For instance, we can obtain a modest increase in efficiency by exploiting Dijkstra's algorithm if we delay some of the work the parser has to do for some category q, until the robustness component actually has a need for that category q. Since Dijkstra's algorithm will not visit every q, the amount of work is reduced. We exploited this in our implementation as follows. The parser works in two phases. In the first phase (recognition) no semantic constraints are taken into account (in order to pack all ambiguities). In the second phase semantic constraints are applied. This second phase can then be delayed for some category q until Dijkstra's algorithm uses an edge based on q. For a number of categories, therefore, this second phase can be skipped completely.
However, we had three reasons for preferring the DAG-SHORTEST-PATH algorithm given above. Firstly, this algorithm is simpler than Dijkstra's algorithm. Secondly, negative weights do show up in a number of circumstances. And thirdly, the expected efficiency gain was not observed in practice.
An example where negative weights may show up is the following. Suppose we define a method which takes into account Ngram scores but nothing else, i.e. all other sources of information such as acoustic scores are ignored.

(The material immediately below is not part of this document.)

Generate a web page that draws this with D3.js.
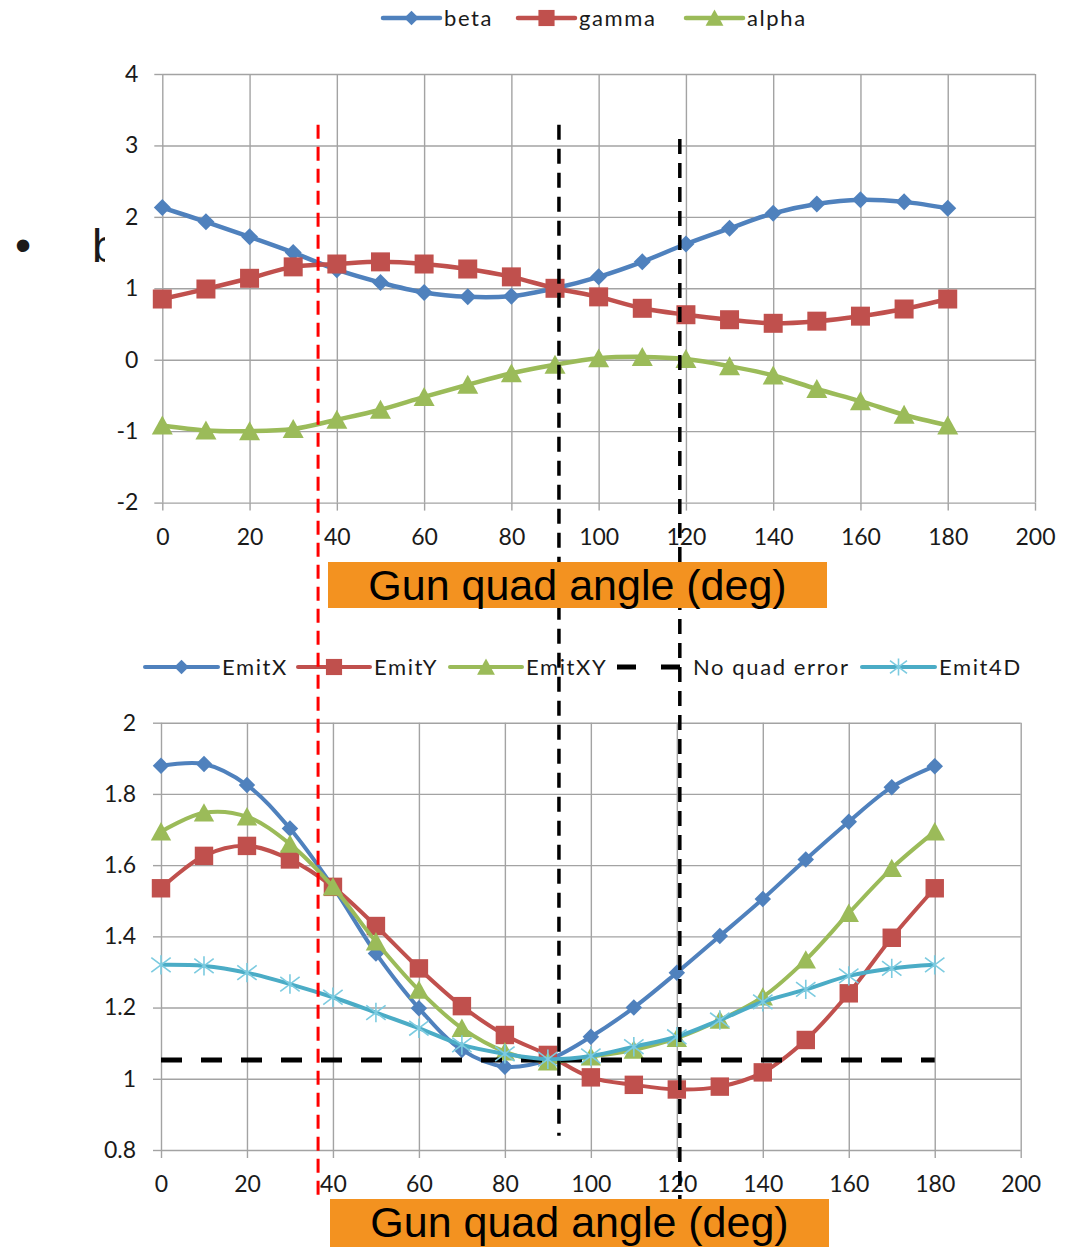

It turns out that a straightforward implementation of such a method is non-optimal since it will favour paths in the word-graph consisting of a small number of long words over paths (of the same duration) consisting of a larger number of smaller words, only because more scores have to be added. A simple and effective way to eliminate this effect, is to subtract a constant from each score. However, this subtraction may yield negative numbers.